Set task:
Repeat only the lines running from the beginning of the material through the line that contains "LineChart, XAxis, YAxis".

Given material:
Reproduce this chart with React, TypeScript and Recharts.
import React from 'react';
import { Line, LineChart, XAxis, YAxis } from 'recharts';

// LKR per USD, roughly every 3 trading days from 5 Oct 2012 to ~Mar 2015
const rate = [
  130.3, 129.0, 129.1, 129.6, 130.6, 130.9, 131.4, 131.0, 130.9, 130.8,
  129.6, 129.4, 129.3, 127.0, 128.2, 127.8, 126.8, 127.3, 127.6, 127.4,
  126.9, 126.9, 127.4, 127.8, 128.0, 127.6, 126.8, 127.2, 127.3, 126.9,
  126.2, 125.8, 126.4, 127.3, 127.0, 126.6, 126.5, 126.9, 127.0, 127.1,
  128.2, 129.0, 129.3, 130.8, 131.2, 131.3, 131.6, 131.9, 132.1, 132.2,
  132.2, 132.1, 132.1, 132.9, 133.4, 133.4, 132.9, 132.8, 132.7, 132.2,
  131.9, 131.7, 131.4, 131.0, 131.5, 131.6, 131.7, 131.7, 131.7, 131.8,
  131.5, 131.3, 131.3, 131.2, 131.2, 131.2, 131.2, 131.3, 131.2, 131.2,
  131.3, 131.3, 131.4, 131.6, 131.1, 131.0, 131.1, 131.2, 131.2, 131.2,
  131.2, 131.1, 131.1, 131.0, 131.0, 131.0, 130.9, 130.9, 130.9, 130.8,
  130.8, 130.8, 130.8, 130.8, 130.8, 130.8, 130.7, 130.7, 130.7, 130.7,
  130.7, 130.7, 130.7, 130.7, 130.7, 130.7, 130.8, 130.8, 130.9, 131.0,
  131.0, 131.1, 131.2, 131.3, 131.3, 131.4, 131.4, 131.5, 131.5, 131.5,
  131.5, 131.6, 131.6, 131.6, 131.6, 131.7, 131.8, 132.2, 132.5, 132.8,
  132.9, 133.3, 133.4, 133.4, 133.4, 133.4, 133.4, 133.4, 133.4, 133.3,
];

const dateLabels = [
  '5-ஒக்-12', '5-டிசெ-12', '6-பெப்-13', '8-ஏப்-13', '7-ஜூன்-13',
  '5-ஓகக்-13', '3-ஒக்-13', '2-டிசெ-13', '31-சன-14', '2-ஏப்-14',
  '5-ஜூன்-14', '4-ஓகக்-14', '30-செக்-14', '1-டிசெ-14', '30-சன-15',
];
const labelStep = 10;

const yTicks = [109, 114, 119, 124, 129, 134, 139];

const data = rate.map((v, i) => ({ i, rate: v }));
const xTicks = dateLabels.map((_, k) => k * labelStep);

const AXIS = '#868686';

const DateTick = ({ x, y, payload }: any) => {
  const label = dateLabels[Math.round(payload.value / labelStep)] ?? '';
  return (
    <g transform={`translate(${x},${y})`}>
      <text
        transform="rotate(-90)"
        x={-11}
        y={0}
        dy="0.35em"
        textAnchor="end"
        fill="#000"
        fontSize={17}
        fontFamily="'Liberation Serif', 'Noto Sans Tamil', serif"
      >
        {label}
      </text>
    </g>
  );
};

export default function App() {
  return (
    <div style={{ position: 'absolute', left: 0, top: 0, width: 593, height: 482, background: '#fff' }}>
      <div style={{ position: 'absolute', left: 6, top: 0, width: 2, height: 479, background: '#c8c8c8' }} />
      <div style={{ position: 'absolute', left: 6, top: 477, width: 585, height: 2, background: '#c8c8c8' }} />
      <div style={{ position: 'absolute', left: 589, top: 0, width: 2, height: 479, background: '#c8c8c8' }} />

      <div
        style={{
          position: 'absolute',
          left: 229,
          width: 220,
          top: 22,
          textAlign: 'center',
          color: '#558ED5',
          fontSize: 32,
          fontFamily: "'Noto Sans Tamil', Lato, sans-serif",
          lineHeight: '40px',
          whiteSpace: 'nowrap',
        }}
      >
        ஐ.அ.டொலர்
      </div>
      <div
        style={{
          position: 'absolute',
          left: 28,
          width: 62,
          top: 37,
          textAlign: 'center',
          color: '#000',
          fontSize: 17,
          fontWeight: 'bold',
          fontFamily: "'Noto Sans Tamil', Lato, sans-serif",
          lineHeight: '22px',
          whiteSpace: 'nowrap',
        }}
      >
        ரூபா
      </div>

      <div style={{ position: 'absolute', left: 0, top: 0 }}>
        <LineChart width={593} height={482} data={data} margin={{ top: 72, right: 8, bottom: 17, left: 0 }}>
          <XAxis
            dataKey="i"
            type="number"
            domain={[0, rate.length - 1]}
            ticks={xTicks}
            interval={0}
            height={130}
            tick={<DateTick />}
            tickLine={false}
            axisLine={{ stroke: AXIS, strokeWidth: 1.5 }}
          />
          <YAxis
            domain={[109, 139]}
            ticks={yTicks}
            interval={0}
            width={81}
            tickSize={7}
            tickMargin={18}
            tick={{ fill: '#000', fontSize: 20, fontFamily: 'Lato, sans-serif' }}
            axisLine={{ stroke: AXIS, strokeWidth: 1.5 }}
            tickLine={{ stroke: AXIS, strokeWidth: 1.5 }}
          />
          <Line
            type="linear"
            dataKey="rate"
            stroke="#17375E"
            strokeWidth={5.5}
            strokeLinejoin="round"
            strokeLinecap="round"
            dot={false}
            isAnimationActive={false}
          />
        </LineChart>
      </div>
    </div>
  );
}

Expected answer:
Reproduce this chart with React, TypeScript and Recharts.
import React from 'react';
import { Line, LineChart, XAxis, YAxis } from 'recharts';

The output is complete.